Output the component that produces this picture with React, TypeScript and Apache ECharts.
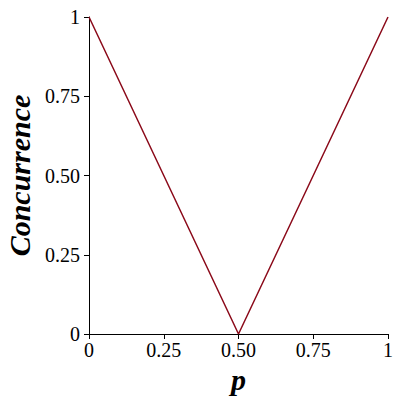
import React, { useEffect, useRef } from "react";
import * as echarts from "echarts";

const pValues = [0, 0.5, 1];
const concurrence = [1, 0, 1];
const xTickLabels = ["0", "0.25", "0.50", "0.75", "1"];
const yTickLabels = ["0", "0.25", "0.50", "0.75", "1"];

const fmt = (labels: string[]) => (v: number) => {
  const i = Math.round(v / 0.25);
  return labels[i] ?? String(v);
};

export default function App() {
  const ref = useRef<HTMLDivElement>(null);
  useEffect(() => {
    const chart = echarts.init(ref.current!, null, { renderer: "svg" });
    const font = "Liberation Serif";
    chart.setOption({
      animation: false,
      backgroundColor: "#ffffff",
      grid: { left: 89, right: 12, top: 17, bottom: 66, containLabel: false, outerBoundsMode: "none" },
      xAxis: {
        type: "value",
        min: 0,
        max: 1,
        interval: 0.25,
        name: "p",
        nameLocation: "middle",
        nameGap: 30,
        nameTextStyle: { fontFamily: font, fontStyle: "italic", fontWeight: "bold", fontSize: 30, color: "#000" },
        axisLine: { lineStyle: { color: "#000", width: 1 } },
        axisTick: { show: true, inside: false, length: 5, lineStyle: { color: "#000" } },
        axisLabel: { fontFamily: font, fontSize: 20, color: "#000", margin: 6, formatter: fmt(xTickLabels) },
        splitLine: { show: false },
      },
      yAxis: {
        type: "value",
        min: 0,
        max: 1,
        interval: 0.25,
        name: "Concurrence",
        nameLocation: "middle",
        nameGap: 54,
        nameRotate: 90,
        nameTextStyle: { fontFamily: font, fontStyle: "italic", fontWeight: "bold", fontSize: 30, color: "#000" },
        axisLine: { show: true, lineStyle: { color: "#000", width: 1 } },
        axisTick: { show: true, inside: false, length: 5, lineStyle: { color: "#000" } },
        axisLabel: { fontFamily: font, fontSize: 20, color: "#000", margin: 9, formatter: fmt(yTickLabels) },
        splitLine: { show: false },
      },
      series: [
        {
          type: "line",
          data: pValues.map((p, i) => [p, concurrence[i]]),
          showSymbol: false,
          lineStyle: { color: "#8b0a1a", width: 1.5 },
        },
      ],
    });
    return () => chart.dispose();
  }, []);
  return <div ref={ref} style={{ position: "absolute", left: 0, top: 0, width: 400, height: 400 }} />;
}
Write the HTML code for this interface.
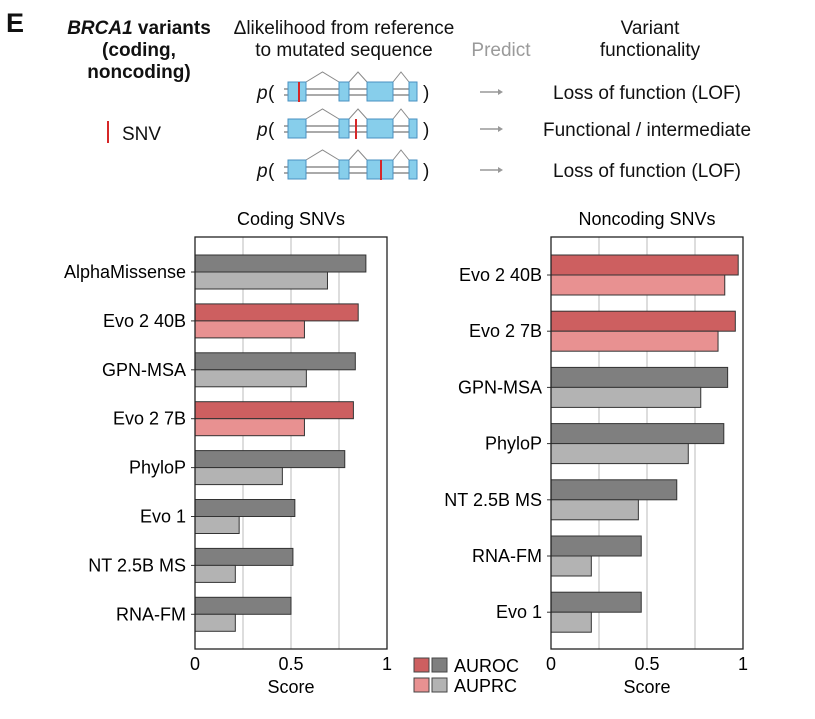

********************

What the task asks: Pick out the lines containing the string "this".

Expected answer:
Output the component that produces this picture with React, TypeScript and Apache ECharts.
Write the HTML code for this interface.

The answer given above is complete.